We just started working on the program for our audition for Holiday Show. We're a bit behind by my calendar, but provided this program has no overtly new elements in it we should be okay.
Basic Skating takes on a whole new dimension when you're doing it with someone else. I have a deep respect for good Pairs Skaters, because the most simple of elements morph into something totally different when you have to hold hands.
Forward Stroking, Hand in Hand >becomes> Tug of War
Someone is going to push off harder than the other party, and tug them, making them the Pullee. When you try again, the Pusher will try to lessen their push to accommodate the Pullee, who has now decided to push harder to keep up, and the Pullee now becomes the Pusher and so on. Repeat until the Coach pinches his brow and asks you to stop.
Backwards Crossovers, Hand in Hand >becomes> Crack the Whip
Everyone has their own Back Crossover style. Invariably, One Partner will have a different tempo of crossover, thinking that sheer mania equals speed when it comes to crossovers. Hold hands with this person on the outside of the circle, and suddenly you're being flung around faster than than a tetherball, the coach is saying something about toepicks but you can't hear him over the scraping, and you see your life flash before your eyes as you realize how close to the boards you are.
Side by Side Power 3 Turns >become> HOLY GOD WHERE ARE YOU
Power 3's are a tricky beast. Seemingly simple, involving just a 3 Turn>WideStep>Crossover, they actually involve a fair amount of physical discipline. You have to do the 3Turn on whatever beat the Coach has established, not when the mood strikes you. And now that you're next to someone, you're trying to make sure you don't nail this person and he won't nail you as you wide step, but you've lost sight of him as you actually made the turn. Coach is yelling about getting your hands back together so you just flail out and hope he's there. He isn't.
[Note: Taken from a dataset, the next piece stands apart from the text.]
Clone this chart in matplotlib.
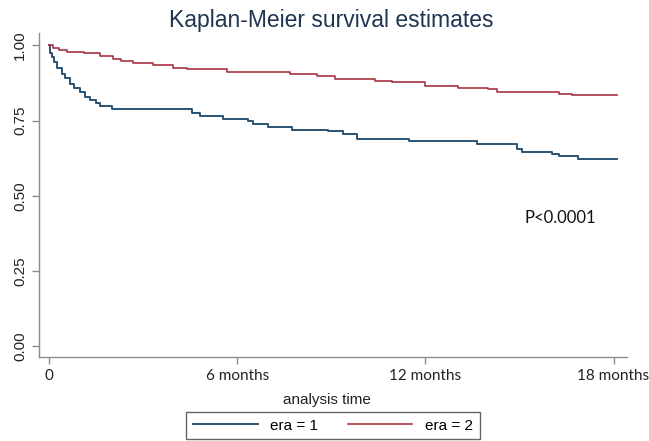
import matplotlib
matplotlib.use("Agg")
import matplotlib.pyplot as plt

# Kaplan-Meier step data (time in months, survival)
era1_time = [0, 0.03, 0.08, 0.15, 0.25, 0.39, 0.5, 0.66, 0.8, 0.98, 1.15, 1.3, 1.5,
             1.62, 1.99, 4.54, 4.81, 5.55, 6.34, 6.5, 6.98, 7.74, 8.9, 9.38, 9.81,
             11.46, 13.64, 14.92, 15.08, 16.03, 16.25, 16.88, 18.11]
era1_surv = [1.0, 0.975, 0.962, 0.945, 0.925, 0.905, 0.89, 0.872, 0.86, 0.845, 0.83,
             0.82, 0.81, 0.798, 0.787, 0.775, 0.765, 0.757, 0.748, 0.738, 0.73, 0.719,
             0.715, 0.705, 0.69, 0.681, 0.672, 0.655, 0.647, 0.64, 0.632, 0.623, 0.623]

era2_time = [0, 0.13, 0.3, 0.55, 1.09, 1.62, 2.04, 2.3, 2.68, 3.32, 3.96, 4.38, 5.66,
             7.68, 8.53, 9.12, 10.4, 10.93, 11.99, 13.05, 14.01, 14.28, 15.18, 16.25,
             16.67, 18.11]
era2_surv = [1.0, 0.992, 0.985, 0.979, 0.973, 0.964, 0.955, 0.948, 0.94, 0.935, 0.925,
             0.92, 0.912, 0.905, 0.898, 0.889, 0.882, 0.877, 0.866, 0.859, 0.854, 0.846,
             0.844, 0.837, 0.834, 0.834]

x_ticks = [0, 6, 12, 18]
x_labels = ["0", "6 months", "12 months", "18 months"]
y_ticks = [0, 0.25, 0.5, 0.75, 1.0]
y_labels = ["0.00", "0.25", "0.50", "0.75", "1.00"]

blue = "#2b5273"
red = "#a83340"
grey = "#8c8c8c"

fig = plt.figure(figsize=(6.49, 4.41), dpi=100)
ax = fig.add_axes([39 / 649, 84 / 441, 588 / 649, 324 / 441])

ax.step(era1_time, era1_surv, where="post", color=blue, lw=1.4, label="era = 1")
ax.step(era2_time, era2_surv, where="post", color=red, lw=1.2, label="era = 2")

ax.set_xlim(-0.33, 18.43)
ax.set_ylim(-0.035, 1.041)

for s in ["top", "right"]:
    ax.spines[s].set_visible(False)
for s in ["left", "bottom"]:
    ax.spines[s].set_color(grey)
    ax.spines[s].set_linewidth(1)

ax.set_xticks(x_ticks)
ax.set_xticklabels(x_labels, fontfamily="Lato", fontsize=11)
ax.set_yticks(y_ticks)
ax.set_yticklabels(y_labels, fontfamily="Liberation Sans", fontsize=11,
                   rotation=90, va="center")
ax.tick_params(axis="both", color=grey, length=5, width=1, colors="#222222")
ax.tick_params(axis="both", color=grey)

ax.set_xlabel("analysis time", fontfamily="Liberation Sans", fontsize=11,
              labelpad=0, color="#222222")
ax.xaxis.set_label_coords(0.49, -0.11)

fig.text(0.51, 0.953, "Kaplan-Meier survival estimates", ha="center", va="center",
         fontfamily="Liberation Sans", fontsize=16.5, color="#1f3552")

ax.text(560, 223, "P<0.0001", transform=None, fontsize=12, fontfamily="Lato",
        ha="center", va="center", color="#111111")

leg = fig.legend(loc="center", bbox_to_anchor=(333 / 649, 15.5 / 441), ncol=2,
                 fancybox=False, edgecolor="#666666",
                 prop={"family": "Liberation Sans", "size": 11},
                 handlelength=4.2, columnspacing=2.0, borderpad=0.45,
                 framealpha=1)
leg.get_frame().set_linewidth(1)

fig.savefig("out.png", dpi=100)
Side By Side Jumps (any variety) >become> A Game of Chicken
No Pairs Routine would be complete without a Side By Side jump, and if you thought you lost your partner on a Power 3, be prepared to get out your GPS tracking device on a jump. Working on your own, you can take up space on a jump, but now there's someone not only two feet from you, but planning on being airborne at the same time you are. So, you just go for the jump and say a little prayer that you don't jump into him. When you land, there's a moment of relief, followed by a panicky, "Where did he end up??!" Once you locate him, one of you is racing to catch up to get to the next hand-in-hand nonsense. (I have landed a toe loop on my boot in an effort to not hit my partner. He did not care about the resulting scar on my nice boots.)
Oh, and all this stuff? You have to be doing it together. Don't forget about that part.
But what about Lifts?
We've tried lifts. They aren't so bad. Properly prepared, I actually kinda like them but they are not without hazard, both on and off the ice. We are planning on actually doing a lift this year on ice. I will get to lifts at another time, as they are their own Beast.